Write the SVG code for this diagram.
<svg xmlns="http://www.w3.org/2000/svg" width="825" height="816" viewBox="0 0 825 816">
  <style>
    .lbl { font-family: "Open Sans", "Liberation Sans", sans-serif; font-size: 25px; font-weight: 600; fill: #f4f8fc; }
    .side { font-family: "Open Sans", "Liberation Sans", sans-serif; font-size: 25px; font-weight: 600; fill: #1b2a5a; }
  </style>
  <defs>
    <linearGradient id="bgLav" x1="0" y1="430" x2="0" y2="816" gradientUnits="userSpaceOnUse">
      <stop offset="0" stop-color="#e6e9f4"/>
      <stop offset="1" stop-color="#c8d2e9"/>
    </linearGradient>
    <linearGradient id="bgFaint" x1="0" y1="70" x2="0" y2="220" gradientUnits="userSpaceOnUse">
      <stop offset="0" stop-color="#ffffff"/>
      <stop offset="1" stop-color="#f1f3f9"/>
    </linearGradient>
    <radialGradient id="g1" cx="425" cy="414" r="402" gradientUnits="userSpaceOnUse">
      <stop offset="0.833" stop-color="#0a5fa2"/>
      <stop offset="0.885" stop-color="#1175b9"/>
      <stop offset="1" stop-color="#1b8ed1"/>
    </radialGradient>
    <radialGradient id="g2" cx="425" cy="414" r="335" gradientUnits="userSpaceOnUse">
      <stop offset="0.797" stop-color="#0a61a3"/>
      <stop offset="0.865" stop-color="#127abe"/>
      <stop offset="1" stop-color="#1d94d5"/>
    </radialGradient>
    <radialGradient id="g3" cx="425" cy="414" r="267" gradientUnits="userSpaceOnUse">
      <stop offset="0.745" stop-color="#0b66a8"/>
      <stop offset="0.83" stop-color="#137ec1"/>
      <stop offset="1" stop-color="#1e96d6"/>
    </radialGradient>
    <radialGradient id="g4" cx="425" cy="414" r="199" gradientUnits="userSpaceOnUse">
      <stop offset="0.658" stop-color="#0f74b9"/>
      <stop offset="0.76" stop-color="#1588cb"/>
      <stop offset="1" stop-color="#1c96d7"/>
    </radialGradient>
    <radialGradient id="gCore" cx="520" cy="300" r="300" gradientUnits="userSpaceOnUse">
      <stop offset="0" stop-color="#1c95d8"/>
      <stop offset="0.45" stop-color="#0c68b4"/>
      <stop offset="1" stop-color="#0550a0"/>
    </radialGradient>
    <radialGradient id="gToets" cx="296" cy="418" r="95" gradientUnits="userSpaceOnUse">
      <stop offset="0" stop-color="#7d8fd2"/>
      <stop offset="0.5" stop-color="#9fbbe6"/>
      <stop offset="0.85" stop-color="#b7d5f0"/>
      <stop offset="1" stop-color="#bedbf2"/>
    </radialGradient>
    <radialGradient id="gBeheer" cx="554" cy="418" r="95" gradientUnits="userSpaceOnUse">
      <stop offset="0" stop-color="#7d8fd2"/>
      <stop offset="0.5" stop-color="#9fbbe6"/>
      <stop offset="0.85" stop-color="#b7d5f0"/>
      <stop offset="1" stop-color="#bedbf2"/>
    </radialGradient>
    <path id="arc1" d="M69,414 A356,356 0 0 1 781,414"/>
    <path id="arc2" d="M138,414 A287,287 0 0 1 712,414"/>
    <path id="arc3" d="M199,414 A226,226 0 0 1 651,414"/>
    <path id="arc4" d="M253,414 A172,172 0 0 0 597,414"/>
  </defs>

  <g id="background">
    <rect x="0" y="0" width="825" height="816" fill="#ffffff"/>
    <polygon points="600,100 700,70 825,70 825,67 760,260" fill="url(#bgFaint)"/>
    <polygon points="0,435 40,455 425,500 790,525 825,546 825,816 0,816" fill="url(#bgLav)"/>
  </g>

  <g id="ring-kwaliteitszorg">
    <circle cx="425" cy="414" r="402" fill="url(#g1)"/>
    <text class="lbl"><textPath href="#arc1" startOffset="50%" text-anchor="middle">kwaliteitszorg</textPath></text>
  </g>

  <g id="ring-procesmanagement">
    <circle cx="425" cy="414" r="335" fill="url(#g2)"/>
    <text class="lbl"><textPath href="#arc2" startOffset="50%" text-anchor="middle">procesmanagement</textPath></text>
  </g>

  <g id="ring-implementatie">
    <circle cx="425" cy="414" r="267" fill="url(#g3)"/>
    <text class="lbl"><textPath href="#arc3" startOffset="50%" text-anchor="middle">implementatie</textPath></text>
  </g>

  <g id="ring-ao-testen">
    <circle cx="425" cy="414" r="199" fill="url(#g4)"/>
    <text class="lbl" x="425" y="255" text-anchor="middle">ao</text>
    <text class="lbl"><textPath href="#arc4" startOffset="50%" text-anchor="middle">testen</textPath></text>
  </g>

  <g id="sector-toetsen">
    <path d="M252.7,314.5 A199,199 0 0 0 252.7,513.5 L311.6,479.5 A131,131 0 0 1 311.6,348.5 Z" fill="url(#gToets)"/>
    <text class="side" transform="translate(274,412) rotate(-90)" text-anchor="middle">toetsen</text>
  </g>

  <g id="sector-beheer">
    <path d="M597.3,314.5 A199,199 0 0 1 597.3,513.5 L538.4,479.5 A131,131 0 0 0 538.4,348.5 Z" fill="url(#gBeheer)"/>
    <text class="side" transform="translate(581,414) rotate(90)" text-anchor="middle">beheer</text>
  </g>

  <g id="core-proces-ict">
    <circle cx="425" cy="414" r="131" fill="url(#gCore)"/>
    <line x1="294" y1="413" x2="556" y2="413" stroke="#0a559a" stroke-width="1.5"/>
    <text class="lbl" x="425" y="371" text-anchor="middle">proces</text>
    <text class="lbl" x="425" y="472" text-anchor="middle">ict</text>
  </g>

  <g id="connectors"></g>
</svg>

----------

**SET PROBLEM:**
Output all of the data above without any alteration.

**WRITTEN RESPONSE:**
Write the SVG code for this diagram.
<svg xmlns="http://www.w3.org/2000/svg" width="825" height="816" viewBox="0 0 825 816">
  <style>
    .lbl { font-family: "Open Sans", "Liberation Sans", sans-serif; font-size: 25px; font-weight: 600; fill: #f4f8fc; }
    .side { font-family: "Open Sans", "Liberation Sans", sans-serif; font-size: 25px; font-weight: 600; fill: #1b2a5a; }
  </style>
  <defs>
    <linearGradient id="bgLav" x1="0" y1="430" x2="0" y2="816" gradientUnits="userSpaceOnUse">
      <stop offset="0" stop-color="#e6e9f4"/>
      <stop offset="1" stop-color="#c8d2e9"/>
    </linearGradient>
    <linearGradient id="bgFaint" x1="0" y1="70" x2="0" y2="220" gradientUnits="userSpaceOnUse">
      <stop offset="0" stop-color="#ffffff"/>
      <stop offset="1" stop-color="#f1f3f9"/>
    </linearGradient>
    <radialGradient id="g1" cx="425" cy="414" r="402" gradientUnits="userSpaceOnUse">
      <stop offset="0.833" stop-color="#0a5fa2"/>
      <stop offset="0.885" stop-color="#1175b9"/>
      <stop offset="1" stop-color="#1b8ed1"/>
    </radialGradient>
    <radialGradient id="g2" cx="425" cy="414" r="335" gradientUnits="userSpaceOnUse">
      <stop offset="0.797" stop-color="#0a61a3"/>
      <stop offset="0.865" stop-color="#127abe"/>
      <stop offset="1" stop-color="#1d94d5"/>
    </radialGradient>
    <radialGradient id="g3" cx="425" cy="414" r="267" gradientUnits="userSpaceOnUse">
      <stop offset="0.745" stop-color="#0b66a8"/>
      <stop offset="0.83" stop-color="#137ec1"/>
      <stop offset="1" stop-color="#1e96d6"/>
    </radialGradient>
    <radialGradient id="g4" cx="425" cy="414" r="199" gradientUnits="userSpaceOnUse">
      <stop offset="0.658" stop-color="#0f74b9"/>
      <stop offset="0.76" stop-color="#1588cb"/>
      <stop offset="1" stop-color="#1c96d7"/>
    </radialGradient>
    <radialGradient id="gCore" cx="520" cy="300" r="300" gradientUnits="userSpaceOnUse">
      <stop offset="0" stop-color="#1c95d8"/>
      <stop offset="0.45" stop-color="#0c68b4"/>
      <stop offset="1" stop-color="#0550a0"/>
    </radialGradient>
    <radialGradient id="gToets" cx="296" cy="418" r="95" gradientUnits="userSpaceOnUse">
      <stop offset="0" stop-color="#7d8fd2"/>
      <stop offset="0.5" stop-color="#9fbbe6"/>
      <stop offset="0.85" stop-color="#b7d5f0"/>
      <stop offset="1" stop-color="#bedbf2"/>
    </radialGradient>
    <radialGradient id="gBeheer" cx="554" cy="418" r="95" gradientUnits="userSpaceOnUse">
      <stop offset="0" stop-color="#7d8fd2"/>
      <stop offset="0.5" stop-color="#9fbbe6"/>
      <stop offset="0.85" stop-color="#b7d5f0"/>
      <stop offset="1" stop-color="#bedbf2"/>
    </radialGradient>
    <path id="arc1" d="M69,414 A356,356 0 0 1 781,414"/>
    <path id="arc2" d="M138,414 A287,287 0 0 1 712,414"/>
    <path id="arc3" d="M199,414 A226,226 0 0 1 651,414"/>
    <path id="arc4" d="M253,414 A172,172 0 0 0 597,414"/>
  </defs>

  <g id="background">
    <rect x="0" y="0" width="825" height="816" fill="#ffffff"/>
    <polygon points="600,100 700,70 825,70 825,67 760,260" fill="url(#bgFaint)"/>
    <polygon points="0,435 40,455 425,500 790,525 825,546 825,816 0,816" fill="url(#bgLav)"/>
  </g>

  <g id="ring-kwaliteitszorg">
    <circle cx="425" cy="414" r="402" fill="url(#g1)"/>
    <text class="lbl"><textPath href="#arc1" startOffset="50%" text-anchor="middle">kwaliteitszorg</textPath></text>
  </g>

  <g id="ring-procesmanagement">
    <circle cx="425" cy="414" r="335" fill="url(#g2)"/>
    <text class="lbl"><textPath href="#arc2" startOffset="50%" text-anchor="middle">procesmanagement</textPath></text>
  </g>

  <g id="ring-implementatie">
    <circle cx="425" cy="414" r="267" fill="url(#g3)"/>
    <text class="lbl"><textPath href="#arc3" startOffset="50%" text-anchor="middle">implementatie</textPath></text>
  </g>

  <g id="ring-ao-testen">
    <circle cx="425" cy="414" r="199" fill="url(#g4)"/>
    <text class="lbl" x="425" y="255" text-anchor="middle">ao</text>
    <text class="lbl"><textPath href="#arc4" startOffset="50%" text-anchor="middle">testen</textPath></text>
  </g>

  <g id="sector-toetsen">
    <path d="M252.7,314.5 A199,199 0 0 0 252.7,513.5 L311.6,479.5 A131,131 0 0 1 311.6,348.5 Z" fill="url(#gToets)"/>
    <text class="side" transform="translate(274,412) rotate(-90)" text-anchor="middle">toetsen</text>
  </g>

  <g id="sector-beheer">
    <path d="M597.3,314.5 A199,199 0 0 1 597.3,513.5 L538.4,479.5 A131,131 0 0 0 538.4,348.5 Z" fill="url(#gBeheer)"/>
    <text class="side" transform="translate(581,414) rotate(90)" text-anchor="middle">beheer</text>
  </g>

  <g id="core-proces-ict">
    <circle cx="425" cy="414" r="131" fill="url(#gCore)"/>
    <line x1="294" y1="413" x2="556" y2="413" stroke="#0a559a" stroke-width="1.5"/>
    <text class="lbl" x="425" y="371" text-anchor="middle">proces</text>
    <text class="lbl" x="425" y="472" text-anchor="middle">ict</text>
  </g>

  <g id="connectors"></g>
</svg>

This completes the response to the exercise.